--- Provided information ---

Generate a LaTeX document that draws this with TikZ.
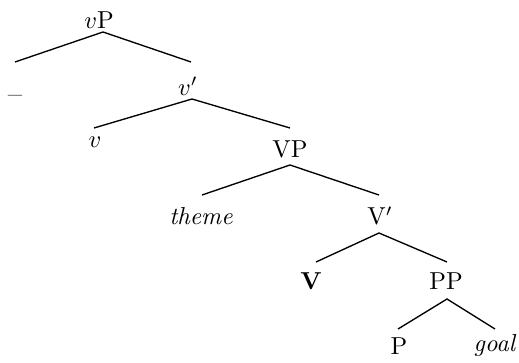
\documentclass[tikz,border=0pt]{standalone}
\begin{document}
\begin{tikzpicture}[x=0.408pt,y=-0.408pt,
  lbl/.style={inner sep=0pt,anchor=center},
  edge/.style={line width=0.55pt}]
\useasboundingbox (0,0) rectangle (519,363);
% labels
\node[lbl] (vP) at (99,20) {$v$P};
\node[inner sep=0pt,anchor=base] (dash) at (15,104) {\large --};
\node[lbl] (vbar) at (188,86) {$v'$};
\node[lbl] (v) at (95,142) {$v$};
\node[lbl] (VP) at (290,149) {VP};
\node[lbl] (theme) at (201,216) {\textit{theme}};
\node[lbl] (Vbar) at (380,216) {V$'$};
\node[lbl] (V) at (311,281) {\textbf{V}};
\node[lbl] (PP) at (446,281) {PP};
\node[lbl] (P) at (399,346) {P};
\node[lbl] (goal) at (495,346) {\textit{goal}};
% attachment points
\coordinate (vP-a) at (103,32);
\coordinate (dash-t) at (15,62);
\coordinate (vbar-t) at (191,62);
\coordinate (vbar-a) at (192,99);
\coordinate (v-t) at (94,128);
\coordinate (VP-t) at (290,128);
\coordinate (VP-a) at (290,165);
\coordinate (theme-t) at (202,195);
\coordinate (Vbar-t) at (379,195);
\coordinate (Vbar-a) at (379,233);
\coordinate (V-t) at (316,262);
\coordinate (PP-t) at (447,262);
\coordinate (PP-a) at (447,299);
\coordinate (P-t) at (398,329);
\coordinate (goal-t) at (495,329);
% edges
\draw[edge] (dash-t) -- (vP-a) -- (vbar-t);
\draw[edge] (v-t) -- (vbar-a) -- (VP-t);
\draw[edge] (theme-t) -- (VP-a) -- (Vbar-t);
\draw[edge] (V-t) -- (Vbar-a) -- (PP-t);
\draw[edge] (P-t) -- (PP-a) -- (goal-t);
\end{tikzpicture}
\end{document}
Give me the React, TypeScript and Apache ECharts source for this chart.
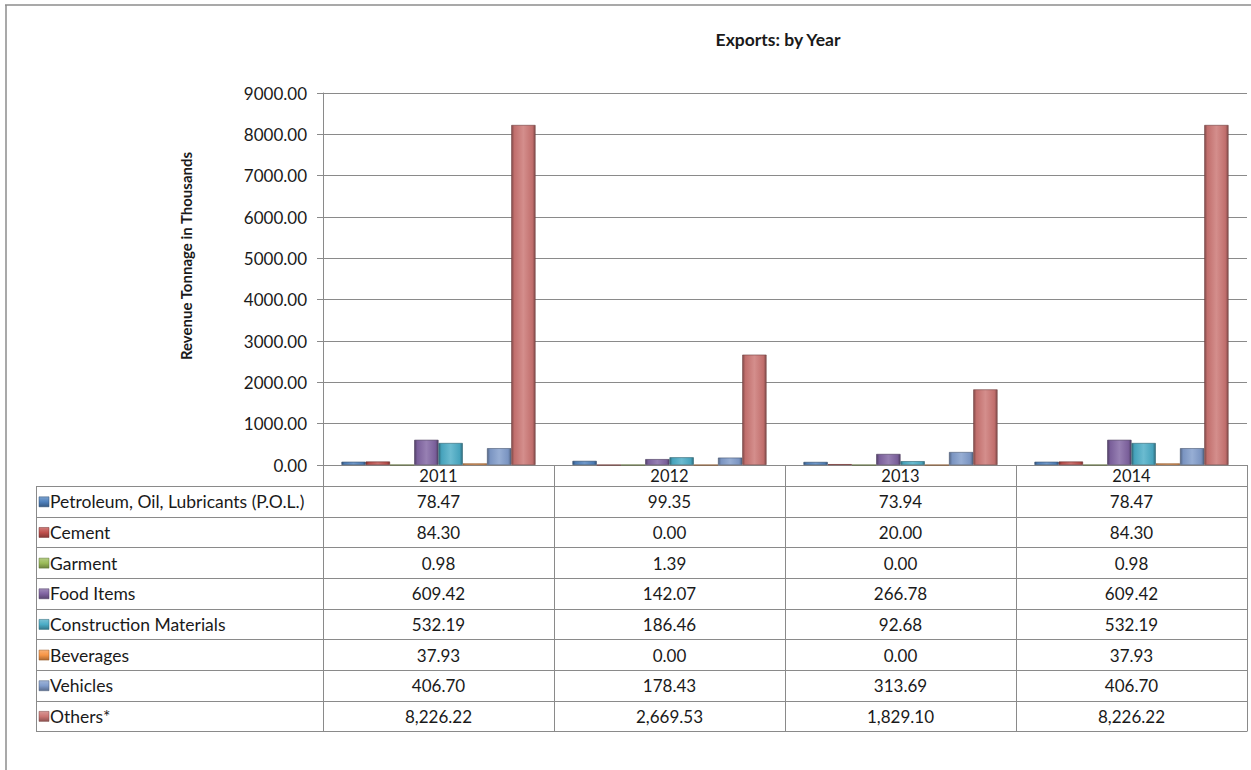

---

* **What you need to do**:
Copy down every line of the entries containing the word "this".

* **Final answer**:
Generate a LaTeX document that draws this with TikZ.
Give me the React, TypeScript and Apache ECharts source for this chart.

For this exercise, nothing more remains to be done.